#### [Written task]
Tally the lines that hold the string "this", and reply with the count alone.

#### [Records to use]
—————

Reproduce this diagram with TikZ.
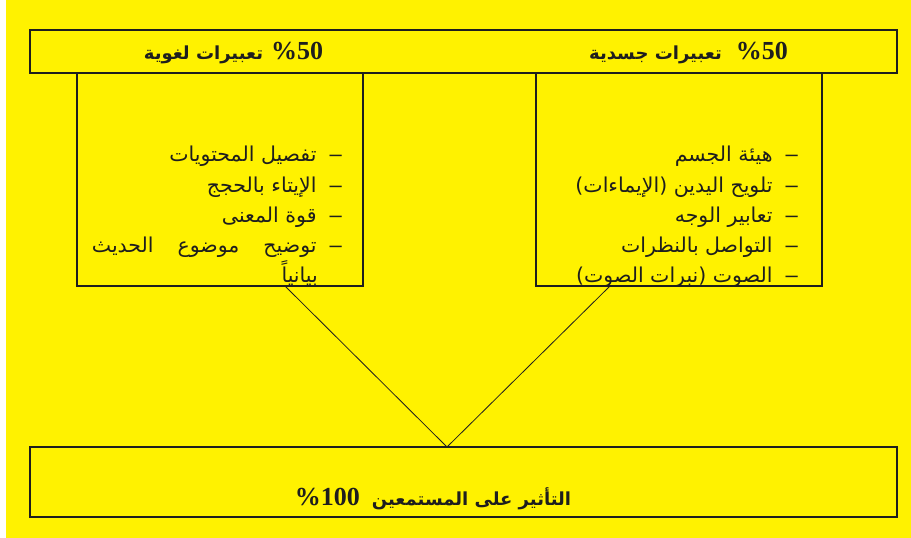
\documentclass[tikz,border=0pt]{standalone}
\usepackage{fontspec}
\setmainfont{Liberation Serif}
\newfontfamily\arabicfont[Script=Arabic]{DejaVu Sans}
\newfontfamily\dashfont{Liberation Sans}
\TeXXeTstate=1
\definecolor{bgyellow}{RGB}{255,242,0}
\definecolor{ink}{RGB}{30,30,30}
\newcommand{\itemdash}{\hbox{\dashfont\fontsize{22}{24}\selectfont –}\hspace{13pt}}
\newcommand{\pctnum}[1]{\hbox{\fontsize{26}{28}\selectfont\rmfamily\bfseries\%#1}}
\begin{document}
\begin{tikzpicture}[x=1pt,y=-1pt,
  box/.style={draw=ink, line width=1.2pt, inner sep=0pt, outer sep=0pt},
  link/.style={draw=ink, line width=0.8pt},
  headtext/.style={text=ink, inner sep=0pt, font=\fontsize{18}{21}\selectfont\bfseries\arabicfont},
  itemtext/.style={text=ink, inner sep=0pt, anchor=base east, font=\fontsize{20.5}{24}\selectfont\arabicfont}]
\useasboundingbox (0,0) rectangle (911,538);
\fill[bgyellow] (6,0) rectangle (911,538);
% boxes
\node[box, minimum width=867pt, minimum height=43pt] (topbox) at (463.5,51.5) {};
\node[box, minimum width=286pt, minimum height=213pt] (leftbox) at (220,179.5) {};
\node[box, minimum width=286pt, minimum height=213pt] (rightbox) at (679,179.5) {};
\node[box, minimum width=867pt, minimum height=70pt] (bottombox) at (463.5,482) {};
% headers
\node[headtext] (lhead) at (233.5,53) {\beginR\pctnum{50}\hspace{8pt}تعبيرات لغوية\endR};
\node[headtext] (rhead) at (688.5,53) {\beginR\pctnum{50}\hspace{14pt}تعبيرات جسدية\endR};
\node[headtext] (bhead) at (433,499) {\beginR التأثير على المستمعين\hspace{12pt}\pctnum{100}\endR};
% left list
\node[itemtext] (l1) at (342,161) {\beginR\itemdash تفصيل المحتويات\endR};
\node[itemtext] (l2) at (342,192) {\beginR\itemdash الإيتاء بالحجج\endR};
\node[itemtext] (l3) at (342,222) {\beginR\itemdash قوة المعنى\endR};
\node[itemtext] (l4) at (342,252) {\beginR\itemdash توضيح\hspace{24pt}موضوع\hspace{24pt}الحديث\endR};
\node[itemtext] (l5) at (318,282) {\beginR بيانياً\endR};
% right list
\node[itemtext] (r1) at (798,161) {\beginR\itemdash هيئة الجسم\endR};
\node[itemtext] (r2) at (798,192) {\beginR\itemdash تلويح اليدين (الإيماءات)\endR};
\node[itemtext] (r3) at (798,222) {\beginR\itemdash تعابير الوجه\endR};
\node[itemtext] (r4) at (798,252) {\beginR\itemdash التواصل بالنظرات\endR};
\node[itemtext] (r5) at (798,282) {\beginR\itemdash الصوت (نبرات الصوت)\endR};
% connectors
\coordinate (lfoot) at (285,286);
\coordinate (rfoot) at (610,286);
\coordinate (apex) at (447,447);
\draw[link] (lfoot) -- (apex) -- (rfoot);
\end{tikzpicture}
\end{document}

—————

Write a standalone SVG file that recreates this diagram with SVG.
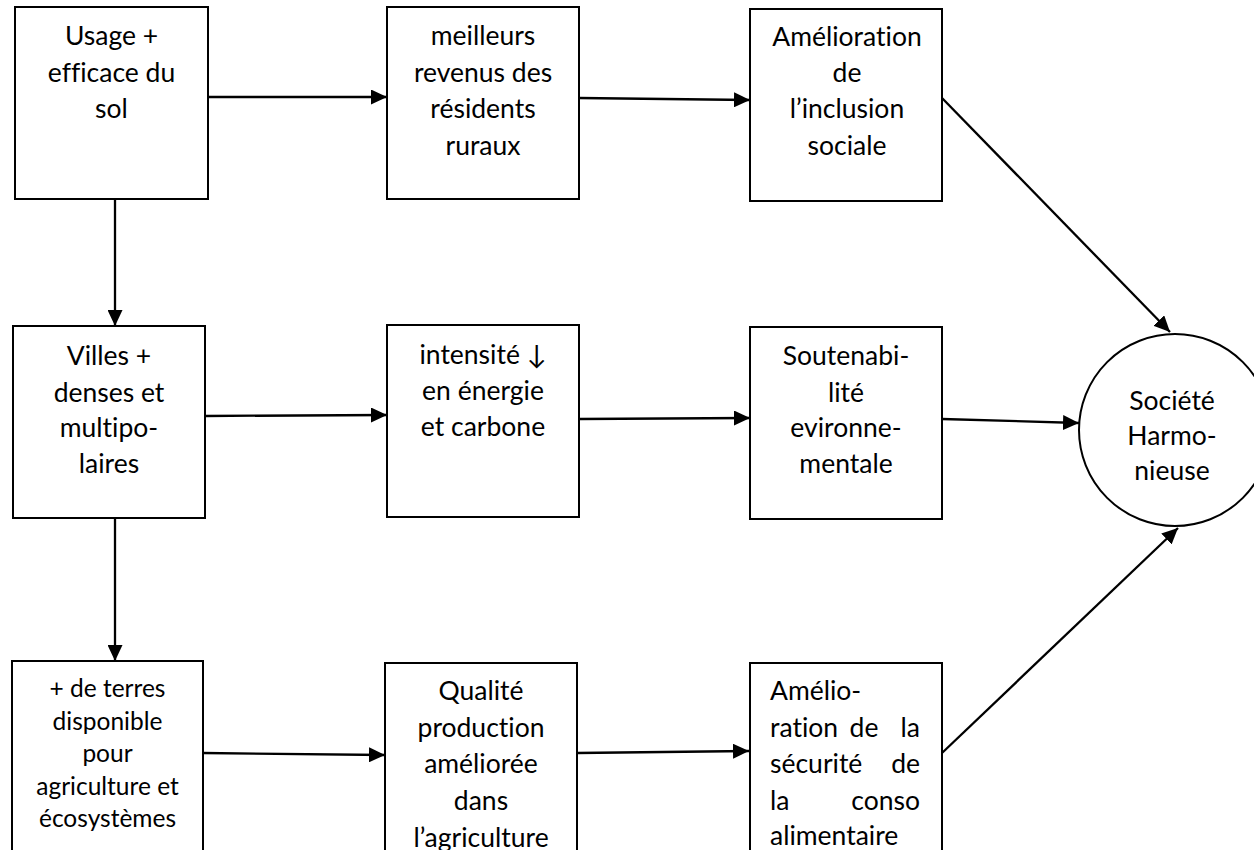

—————

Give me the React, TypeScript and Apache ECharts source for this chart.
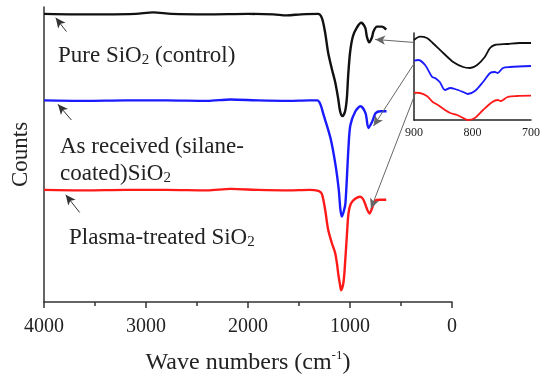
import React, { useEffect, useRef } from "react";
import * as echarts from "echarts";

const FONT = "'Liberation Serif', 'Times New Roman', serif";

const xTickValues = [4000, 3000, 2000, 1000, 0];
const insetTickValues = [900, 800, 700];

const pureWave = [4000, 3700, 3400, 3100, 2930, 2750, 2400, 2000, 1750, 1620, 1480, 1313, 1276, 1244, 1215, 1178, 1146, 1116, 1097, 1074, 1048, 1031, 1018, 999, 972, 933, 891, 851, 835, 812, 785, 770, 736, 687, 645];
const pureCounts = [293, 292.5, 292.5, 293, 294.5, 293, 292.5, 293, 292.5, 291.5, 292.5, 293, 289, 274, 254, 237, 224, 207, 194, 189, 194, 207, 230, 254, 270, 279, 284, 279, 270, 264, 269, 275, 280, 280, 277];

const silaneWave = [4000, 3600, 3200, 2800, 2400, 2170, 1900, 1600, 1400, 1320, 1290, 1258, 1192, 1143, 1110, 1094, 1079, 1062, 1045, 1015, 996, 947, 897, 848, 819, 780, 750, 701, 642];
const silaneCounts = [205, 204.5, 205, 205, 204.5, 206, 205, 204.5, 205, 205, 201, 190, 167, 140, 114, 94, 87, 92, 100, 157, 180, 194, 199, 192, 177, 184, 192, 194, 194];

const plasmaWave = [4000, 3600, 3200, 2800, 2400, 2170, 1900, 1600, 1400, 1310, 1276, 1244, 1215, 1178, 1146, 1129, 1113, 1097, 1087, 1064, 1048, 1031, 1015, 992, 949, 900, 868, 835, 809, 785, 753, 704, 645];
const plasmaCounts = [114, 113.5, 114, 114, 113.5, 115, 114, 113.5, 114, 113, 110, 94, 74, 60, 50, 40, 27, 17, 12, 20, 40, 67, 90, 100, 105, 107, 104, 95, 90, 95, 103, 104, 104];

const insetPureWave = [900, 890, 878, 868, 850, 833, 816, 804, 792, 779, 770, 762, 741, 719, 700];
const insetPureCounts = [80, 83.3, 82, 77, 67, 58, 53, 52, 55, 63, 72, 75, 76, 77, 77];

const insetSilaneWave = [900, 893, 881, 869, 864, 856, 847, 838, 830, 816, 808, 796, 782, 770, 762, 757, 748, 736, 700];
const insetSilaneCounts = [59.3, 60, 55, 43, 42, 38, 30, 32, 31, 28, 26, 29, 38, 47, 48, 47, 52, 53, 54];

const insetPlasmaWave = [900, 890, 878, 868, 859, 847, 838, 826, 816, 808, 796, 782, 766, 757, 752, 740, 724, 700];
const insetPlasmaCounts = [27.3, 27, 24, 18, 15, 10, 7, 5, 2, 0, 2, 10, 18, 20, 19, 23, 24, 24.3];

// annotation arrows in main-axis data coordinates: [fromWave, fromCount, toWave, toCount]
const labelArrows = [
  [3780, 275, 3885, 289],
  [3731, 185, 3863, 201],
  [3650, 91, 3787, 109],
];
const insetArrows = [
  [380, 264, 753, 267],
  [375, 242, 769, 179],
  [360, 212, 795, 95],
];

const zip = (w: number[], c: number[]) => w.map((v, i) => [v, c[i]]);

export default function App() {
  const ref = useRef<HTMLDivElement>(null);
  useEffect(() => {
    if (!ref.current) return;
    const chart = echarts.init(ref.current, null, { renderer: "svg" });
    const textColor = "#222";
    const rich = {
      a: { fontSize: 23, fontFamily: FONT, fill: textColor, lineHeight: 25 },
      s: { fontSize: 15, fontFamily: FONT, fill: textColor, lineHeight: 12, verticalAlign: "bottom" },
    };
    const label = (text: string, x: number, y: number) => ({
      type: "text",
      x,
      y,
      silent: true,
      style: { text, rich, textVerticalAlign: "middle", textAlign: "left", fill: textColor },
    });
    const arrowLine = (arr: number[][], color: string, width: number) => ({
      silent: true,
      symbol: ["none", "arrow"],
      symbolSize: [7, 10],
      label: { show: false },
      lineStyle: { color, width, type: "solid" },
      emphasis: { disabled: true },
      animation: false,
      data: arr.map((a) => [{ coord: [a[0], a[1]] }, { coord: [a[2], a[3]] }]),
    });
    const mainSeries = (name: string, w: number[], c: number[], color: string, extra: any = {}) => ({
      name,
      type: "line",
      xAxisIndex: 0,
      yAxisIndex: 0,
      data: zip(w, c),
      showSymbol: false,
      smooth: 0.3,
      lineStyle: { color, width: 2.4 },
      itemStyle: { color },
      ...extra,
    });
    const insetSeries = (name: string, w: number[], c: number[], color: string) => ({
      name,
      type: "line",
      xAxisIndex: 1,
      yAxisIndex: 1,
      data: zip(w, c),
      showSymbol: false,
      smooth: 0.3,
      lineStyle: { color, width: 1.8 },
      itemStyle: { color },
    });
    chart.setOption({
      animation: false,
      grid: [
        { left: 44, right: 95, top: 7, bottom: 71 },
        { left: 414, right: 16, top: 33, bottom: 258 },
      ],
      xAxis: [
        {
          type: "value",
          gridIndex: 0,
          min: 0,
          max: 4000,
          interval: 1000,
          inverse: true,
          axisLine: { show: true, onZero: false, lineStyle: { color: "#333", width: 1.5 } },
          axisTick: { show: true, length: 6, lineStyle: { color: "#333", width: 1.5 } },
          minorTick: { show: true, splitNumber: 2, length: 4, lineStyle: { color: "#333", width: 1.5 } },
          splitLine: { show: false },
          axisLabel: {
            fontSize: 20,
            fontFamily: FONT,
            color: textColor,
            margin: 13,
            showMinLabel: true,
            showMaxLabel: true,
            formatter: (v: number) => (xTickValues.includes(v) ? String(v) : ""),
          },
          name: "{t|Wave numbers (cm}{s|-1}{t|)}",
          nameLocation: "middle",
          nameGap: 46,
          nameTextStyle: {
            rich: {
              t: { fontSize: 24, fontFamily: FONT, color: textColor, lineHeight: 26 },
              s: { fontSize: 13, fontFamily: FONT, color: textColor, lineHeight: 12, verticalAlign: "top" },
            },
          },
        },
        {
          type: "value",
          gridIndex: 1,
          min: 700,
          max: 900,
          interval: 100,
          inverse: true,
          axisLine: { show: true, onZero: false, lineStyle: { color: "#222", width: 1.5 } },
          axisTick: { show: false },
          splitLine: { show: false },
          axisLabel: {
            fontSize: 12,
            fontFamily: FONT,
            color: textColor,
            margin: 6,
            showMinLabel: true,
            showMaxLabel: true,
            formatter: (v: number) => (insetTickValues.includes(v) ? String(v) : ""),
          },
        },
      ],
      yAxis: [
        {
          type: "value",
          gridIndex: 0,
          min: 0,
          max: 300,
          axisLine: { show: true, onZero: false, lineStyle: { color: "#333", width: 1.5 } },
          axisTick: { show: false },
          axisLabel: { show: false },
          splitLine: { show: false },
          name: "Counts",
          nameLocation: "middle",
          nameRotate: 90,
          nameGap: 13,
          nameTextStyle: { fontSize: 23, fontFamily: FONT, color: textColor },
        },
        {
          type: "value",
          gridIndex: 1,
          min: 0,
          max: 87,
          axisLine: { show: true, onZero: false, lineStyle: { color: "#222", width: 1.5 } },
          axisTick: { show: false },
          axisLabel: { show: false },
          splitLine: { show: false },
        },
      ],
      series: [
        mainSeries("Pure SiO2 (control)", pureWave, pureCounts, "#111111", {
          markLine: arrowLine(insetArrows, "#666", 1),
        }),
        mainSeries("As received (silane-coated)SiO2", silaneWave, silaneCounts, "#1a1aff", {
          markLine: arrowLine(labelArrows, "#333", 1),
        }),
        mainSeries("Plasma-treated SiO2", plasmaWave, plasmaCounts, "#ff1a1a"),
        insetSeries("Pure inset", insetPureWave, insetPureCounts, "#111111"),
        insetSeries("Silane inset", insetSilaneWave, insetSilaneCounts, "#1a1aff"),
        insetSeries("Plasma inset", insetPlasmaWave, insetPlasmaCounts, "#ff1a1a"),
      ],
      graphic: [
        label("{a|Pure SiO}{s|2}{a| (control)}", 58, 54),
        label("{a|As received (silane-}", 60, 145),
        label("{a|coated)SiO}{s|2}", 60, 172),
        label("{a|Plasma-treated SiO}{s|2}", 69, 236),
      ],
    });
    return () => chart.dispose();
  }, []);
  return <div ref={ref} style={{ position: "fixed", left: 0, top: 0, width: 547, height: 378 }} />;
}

—————

#### [Written response]
3